Paris redoute aujourd’hui que Belmokhtar et consorts s’en prennent aux pays de la région (Tchad, Niger, Burkina Faso) qui ont soutenu et participé à l’opération Serval, via leurs unités de Casques bleus déployées au Mali. Ces groupes tenteraient, par ailleurs, de faire la jonction avec Ansar al-Charia en Tunisie. «Nous avons la preuve que certains jihadistes circulent du Mali jusqu’en Tunisie, via le Niger et la Libye», dit-on à Paris.

 

Quelle est la stratégie française face à ces groupes ?

 

Au Mali, où Paris maintient près de 3 000 hommes, les soldats français continuent de ratisser l’immensité désertique, à la recherche de petits groupes et de caches d’armes.
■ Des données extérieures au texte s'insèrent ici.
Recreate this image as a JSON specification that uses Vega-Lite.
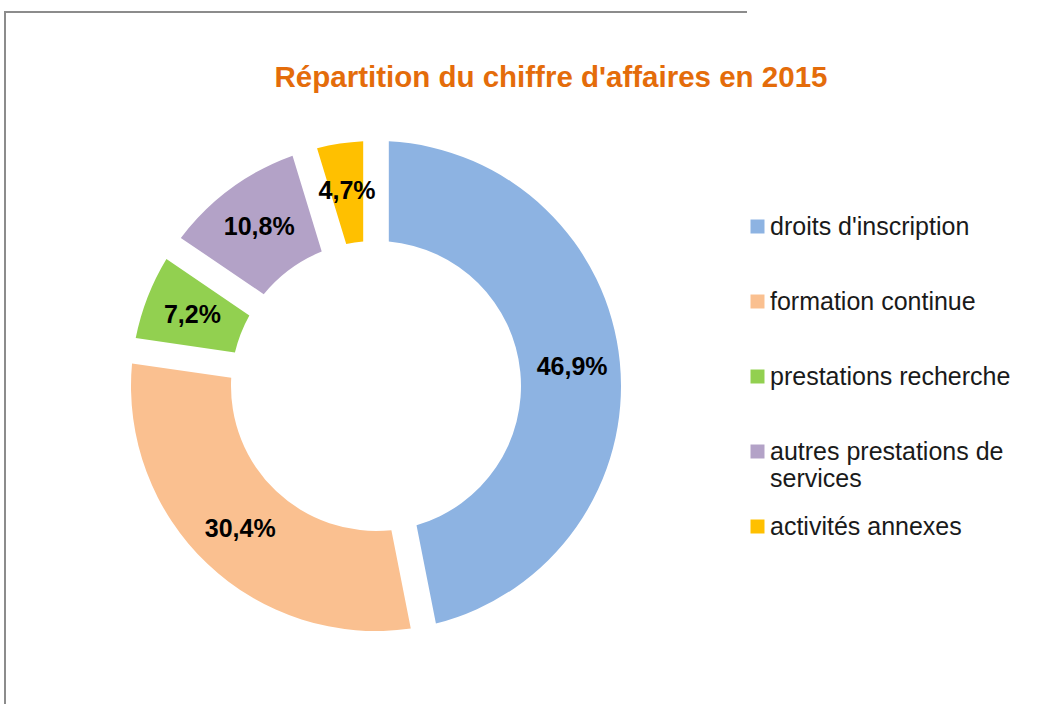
{
  "$schema": "https://vega.github.io/schema/vega-lite/v6.json",
  "autosize": "none",
  "width": 742,
  "height": 748,
  "padding": {"left": 5, "top": 12, "right": 293, "bottom": 0},
  "background": "white",
  "view": {"stroke": "#8c8c8c", "strokeWidth": 2, "strokeDash": [742, 1490, 748]},
  "config": {
    "font": "Liberation Sans"
  },
  "title": {
    "text": "Répartition du chiffre d'affaires en 2015",
    "color": "#E46C0A",
    "fontSize": 29.5,
    "fontWeight": "bold",
    "font": "Liberation Sans",
    "anchor": "middle",
    "dx": 175,
    "dy": 85
  },
  "data": {
    "values": [
      {"poste": "droits d'inscription", "part": 46.9, "label": "46,9%", "ordre": 1},
      {"poste": "formation continue", "part": 30.4, "label": "30,4%", "ordre": 2},
      {"poste": "prestations recherche", "part": 7.2, "label": "7,2%", "ordre": 3},
      {"poste": "autres prestations de services", "part": 10.8, "label": "10,8%", "ordre": 4},
      {"poste": "activités annexes", "part": 4.7, "label": "4,7%", "ordre": 5}
    ]
  },
  "encoding": {
    "theta": {"field": "part", "type": "quantitative", "stack": true},
    "order": {"field": "ordre", "type": "quantitative"}
  },
  "layer": [
    {
      "mark": {"type": "arc", "innerRadius": 145, "outerRadius": 245, "padAngle": 0.09},
      "encoding": {
        "color": {
          "field": "poste",
          "type": "nominal",
          "scale": {
            "domain": ["droits d'inscription", "formation continue", "prestations recherche", "autres prestations de services", "activités annexes"],
            "range": ["#8DB3E2", "#FAC090", "#92D050", "#B3A2C7", "#FFC000"]
          },
          "legend": {
            "orient": "none",
            "legendX": 740,
            "legendY": 202,
            "title": null,
            "padding": 0,
            "gridAlign": "all",
            "symbolType": "square",
            "symbolSize": 196,
            "symbolStrokeWidth": 0,
            "labelFontSize": 25,
            "labelFont": "Liberation Sans",
            "labelColor": "#1a1a1a",
            "labelOffset": 0,
            "labelLimit": 400,
            "rowPadding": 22,
            "labelExpr": "datum.label == 'autres prestations de services' ? ['autres prestations de', 'services'] : datum.label"
          }
        }
      }
    },
    {
      "mark": {"type": "text", "radius": 197, "fontSize": 25, "fontWeight": "bold", "color": "#000000", "font": "Liberation Sans"},
      "encoding": {
        "text": {"field": "label", "type": "nominal"}
      }
    }
  ]
}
Et des otages français. «Régulièrement, grâce à nos renseignements, nous découvrons des abris souterrains, parfois en béton, comportant des munitions, des vivres, de l’eau et de l’essence, confie une source bien informée. Ces caches insoupçonnables à l’œil nu sont parfois situées au milieu de nulle part.» La traque ne fait donc que commencer. «Les terroristes se sont adaptés, explique un haut responsable à Paris. Ils évitent de se déplacer en convoi pour ne pas attirer l’attention, cachent systématiquement leurs pick-up sous les arbres et ne communiquent que par des messagers.» Selon cette même source, les jihadistes poussent la prudence jusqu’à cuisiner uniquement de jour pour ne pas attirer les regards en faisant du feu la nuit.

 

Dans ces conditions, malgré le déploiement de moyens de surveillance sophistiqués (notamment des drones, basés à Niamey), il est difficile de neutraliser un tel adversaire, capable de se fondre dans le désert. «Ces groupes s’appuient sur une partie de la population, certains de leurs membres ont pris des épouses dans des clans locaux et ils ont de l’argent. Il est très délicat de mener des opérations coup de poing dans des campements au beau milieu de femmes et d’enfants», ajoute une source militaire.

 

Autre option possible : couper les lignes de ravitaillement pour tenter d’asphyxier les jihadistes. Ce qui demande notamment le soutien actif de l’Algérie, la grande puissance de la région. «Même en supposant que la volonté de nous aider soit là, à Alger, il est impossible de contrôler une frontière aussi vaste», commente une source sécuritaire à Paris. Les forces de Serval sont donc probablement dans le Sahel pour très longtemps.